6 Reasons Your Architects’ Drawings Aren’t Perfect

One of the most frustrating realizations most first-time clients experience is that architects’ designs and drawings aren’t perfect.  Should they be? 

The simple answer is no, but let’s take a deeper dive into why and suggest the following 6 factors to shape expectations regarding the design and documentation of a construction project.

  1. One of a kind design: To begin, unless we’re referring to a prototype McDonald’s or Menards design that is built and refined multiple times, no two projects are exactly alike.  Each project has very unique and specific parameters that are only applied one time (codes, site specific issues, existing conditions, desired image, space requirements to support specific building functions, etc.).   Mastery or perfection of any activity requires significant practice and repetition, willingness to adjust and evolve.  Projects that are only designed and built once aren’t exposed to the refinement required to achieve ‘perfection.’ Rarely, if ever, do we hear a client or architect say “if I had it to do all over again, I wouldn’t change a thing.”  The fact is: if we did the same project with the same client ten times, we would make changes every time.
  2. Standard of Care: Licensed architects are required by law to perform their services consistent with the professional skill and care ordinarily provided by architects practicing in the same or similar locality under the same or similar circumstances. The requirements, or lack there-of in rural communities without building departments, warrant a much more simplified level of drawings and details than a highly populated metropolitan area with stringent zoning and code regulations.  Architects adjust their level of service, design and documentation to align with local requirements and to adequately serve their clients while keeping costs for their services reasonable.  The level of design and detailing to comply with one municipality will be overkill for another.
  3. Variable needs: Some clients only want the bare minimum drawings required to obtain a building permit and are content to work directly with their contractor to determine the more specific details during construction. Other clients want significant design refinement and in-depth, comprehensive documentation to support competitive bidding and minimize changes and additions during construction.
  4. Room for interpretation: As thorough as the codes are written, they are still subject to interpretation by Code Officials and design professionals.  Referring to that one-of-a-kind design, in many cases the governing codes and regulations are broadly written to apply to a wide variety of design solutions, thus leaving them open for interpretation.  In many cases, between architects in the same firm, or between an architect and the building official, there may be disagreement regarding the interpretation and application of a specific regulation.
  5. Unique perspective: Have you ever written, proofread and refined a document to the point you thought it was ‘perfect’ only to learn that someone else found errors or portions that don’t make sense to them.  As architects develop the design and associated drawings they see and read the drawings as they intend for them to be read.  However, it is inevitable that the fresh eyes of a contractor, building official or client representative will read the drawings differently than the architect who created them.    
  6. Priorities and opinions: Design professionals have different opinions regarding what is functional, stylish, extravagant and appropriate.  A client’s priorities shape their opinion of design solutions.  What is right for one client, will be wrong for another.  What one client considers perfect, another may be woefully dissatisfied with.

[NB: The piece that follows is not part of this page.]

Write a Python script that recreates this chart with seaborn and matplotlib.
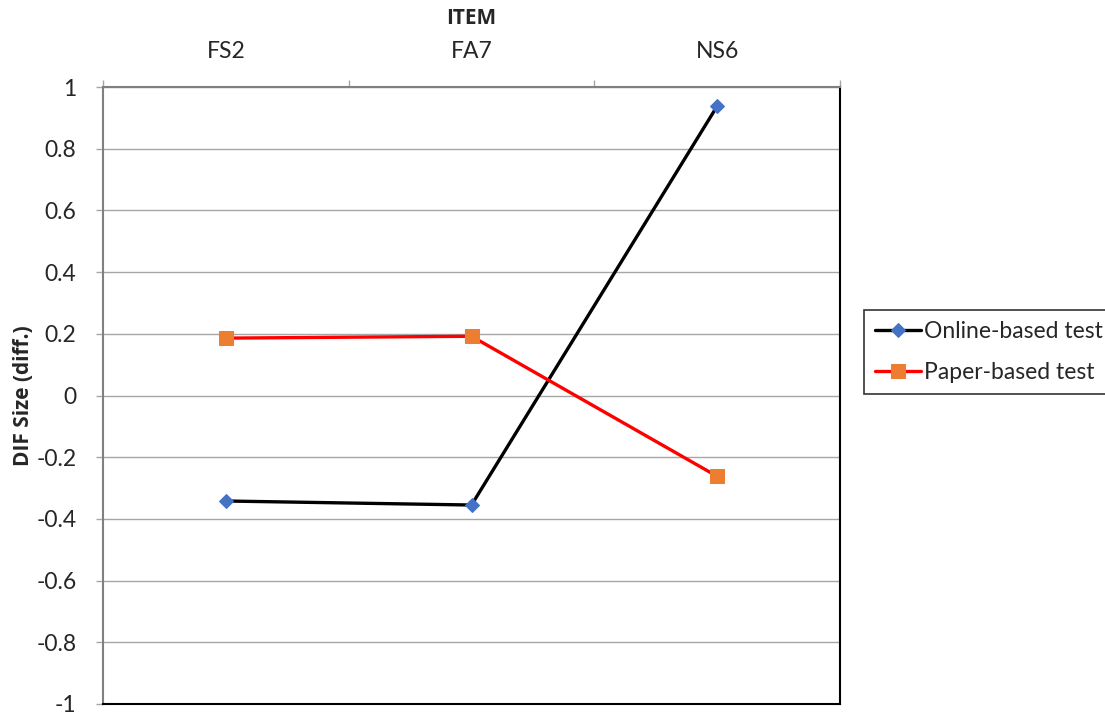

Perfection Troubleshootors.

Webster defines PERFECTION as: an exemplification of supreme excellence: an unsurpassable degree of accuracy or excellence. Realistically, very few professionals (of any career path or discipline) ever reach the nirvana of ‘perfection’ but are in constant pursuit of it through their practice. The key is to have frank and open discussions with your design professionals about goals, priorities and expectations, and to align your commitment to compensate for the level of service that will most likely produce the results you want.